> [GOAL]:
Write out the material exactly, leaving every picture behind.

(begin)

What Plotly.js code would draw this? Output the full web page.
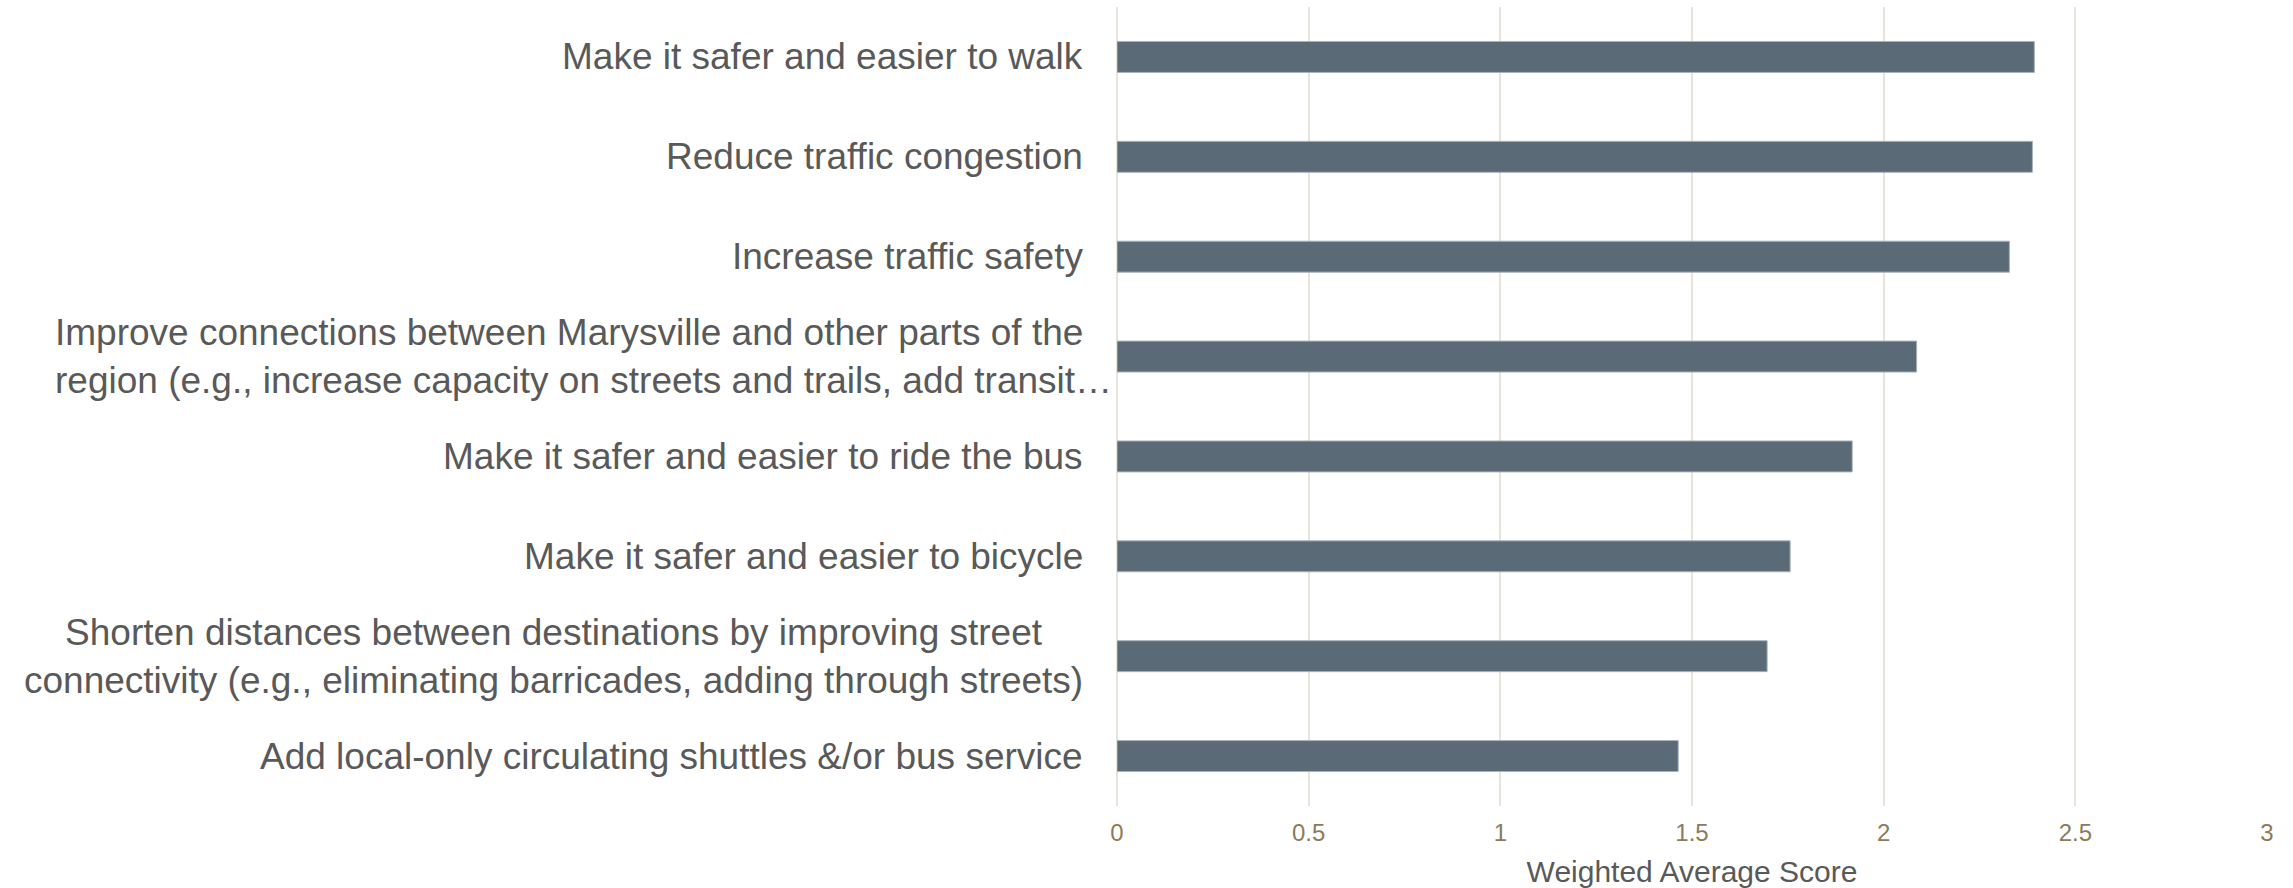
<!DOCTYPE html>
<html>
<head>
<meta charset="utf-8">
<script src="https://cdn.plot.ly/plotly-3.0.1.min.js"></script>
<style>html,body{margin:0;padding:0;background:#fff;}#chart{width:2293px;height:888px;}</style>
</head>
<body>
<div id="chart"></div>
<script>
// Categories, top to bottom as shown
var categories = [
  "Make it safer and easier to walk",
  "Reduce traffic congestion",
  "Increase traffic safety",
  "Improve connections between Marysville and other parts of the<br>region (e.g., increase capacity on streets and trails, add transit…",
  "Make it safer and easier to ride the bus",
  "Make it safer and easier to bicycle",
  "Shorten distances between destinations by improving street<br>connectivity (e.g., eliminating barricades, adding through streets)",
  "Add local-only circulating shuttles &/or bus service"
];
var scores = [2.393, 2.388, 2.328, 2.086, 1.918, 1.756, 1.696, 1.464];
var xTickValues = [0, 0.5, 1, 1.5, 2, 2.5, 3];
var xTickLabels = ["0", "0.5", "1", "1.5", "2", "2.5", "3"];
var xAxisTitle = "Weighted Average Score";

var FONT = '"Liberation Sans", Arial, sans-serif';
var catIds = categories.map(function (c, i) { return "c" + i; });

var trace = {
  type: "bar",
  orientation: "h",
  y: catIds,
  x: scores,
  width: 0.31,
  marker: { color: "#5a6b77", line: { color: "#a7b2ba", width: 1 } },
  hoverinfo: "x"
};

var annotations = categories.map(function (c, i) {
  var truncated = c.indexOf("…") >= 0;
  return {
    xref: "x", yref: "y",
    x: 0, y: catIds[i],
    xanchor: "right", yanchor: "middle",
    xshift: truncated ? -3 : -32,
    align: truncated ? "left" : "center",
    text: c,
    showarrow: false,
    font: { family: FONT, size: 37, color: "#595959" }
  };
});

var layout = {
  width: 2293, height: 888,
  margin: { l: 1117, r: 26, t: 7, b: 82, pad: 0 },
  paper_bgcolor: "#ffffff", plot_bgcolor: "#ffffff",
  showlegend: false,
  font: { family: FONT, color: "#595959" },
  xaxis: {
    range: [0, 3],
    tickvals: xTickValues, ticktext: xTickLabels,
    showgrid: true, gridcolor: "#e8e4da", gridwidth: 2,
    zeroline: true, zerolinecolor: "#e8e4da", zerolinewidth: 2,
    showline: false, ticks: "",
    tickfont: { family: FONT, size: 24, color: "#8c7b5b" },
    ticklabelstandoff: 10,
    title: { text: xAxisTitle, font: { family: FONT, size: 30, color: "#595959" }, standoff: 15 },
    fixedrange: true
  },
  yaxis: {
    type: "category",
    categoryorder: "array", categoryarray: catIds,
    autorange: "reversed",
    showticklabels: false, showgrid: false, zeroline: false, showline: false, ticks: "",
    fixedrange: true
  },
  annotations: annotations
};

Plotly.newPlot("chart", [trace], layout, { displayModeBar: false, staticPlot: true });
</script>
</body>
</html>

(end)

> [WRITTEN ANSWER]:
What Plotly.js code would draw this? Output the full web page.
<!DOCTYPE html>
<html>
<head>
<meta charset="utf-8">
<script src="https://cdn.plot.ly/plotly-3.0.1.min.js"></script>
<style>html,body{margin:0;padding:0;background:#fff;}#chart{width:2293px;height:888px;}</style>
</head>
<body>
<div id="chart"></div>
<script>
// Categories, top to bottom as shown
var categories = [
  "Make it safer and easier to walk",
  "Reduce traffic congestion",
  "Increase traffic safety",
  "Improve connections between Marysville and other parts of the<br>region (e.g., increase capacity on streets and trails, add transit…",
  "Make it safer and easier to ride the bus",
  "Make it safer and easier to bicycle",
  "Shorten distances between destinations by improving street<br>connectivity (e.g., eliminating barricades, adding through streets)",
  "Add local-only circulating shuttles &/or bus service"
];
var scores = [2.393, 2.388, 2.328, 2.086, 1.918, 1.756, 1.696, 1.464];
var xTickValues = [0, 0.5, 1, 1.5, 2, 2.5, 3];
var xTickLabels = ["0", "0.5", "1", "1.5", "2", "2.5", "3"];
var xAxisTitle = "Weighted Average Score";

var FONT = '"Liberation Sans", Arial, sans-serif';
var catIds = categories.map(function (c, i) { return "c" + i; });

var trace = {
  type: "bar",
  orientation: "h",
  y: catIds,
  x: scores,
  width: 0.31,
  marker: { color: "#5a6b77", line: { color: "#a7b2ba", width: 1 } },
  hoverinfo: "x"
};

var annotations = categories.map(function (c, i) {
  var truncated = c.indexOf("…") >= 0;
  return {
    xref: "x", yref: "y",
    x: 0, y: catIds[i],
    xanchor: "right", yanchor: "middle",
    xshift: truncated ? -3 : -32,
    align: truncated ? "left" : "center",
    text: c,
    showarrow: false,
    font: { family: FONT, size: 37, color: "#595959" }
  };
});

var layout = {
  width: 2293, height: 888,
  margin: { l: 1117, r: 26, t: 7, b: 82, pad: 0 },
  paper_bgcolor: "#ffffff", plot_bgcolor: "#ffffff",
  showlegend: false,
  font: { family: FONT, color: "#595959" },
  xaxis: {
    range: [0, 3],
    tickvals: xTickValues, ticktext: xTickLabels,
    showgrid: true, gridcolor: "#e8e4da", gridwidth: 2,
    zeroline: true, zerolinecolor: "#e8e4da", zerolinewidth: 2,
    showline: false, ticks: "",
    tickfont: { family: FONT, size: 24, color: "#8c7b5b" },
    ticklabelstandoff: 10,
    title: { text: xAxisTitle, font: { family: FONT, size: 30, color: "#595959" }, standoff: 15 },
    fixedrange: true
  },
  yaxis: {
    type: "category",
    categoryorder: "array", categoryarray: catIds,
    autorange: "reversed",
    showticklabels: false, showgrid: false, zeroline: false, showline: false, ticks: "",
    fixedrange: true
  },
  annotations: annotations
};

Plotly.newPlot("chart", [trace], layout, { displayModeBar: false, staticPlot: true });
</script>
</body>
</html>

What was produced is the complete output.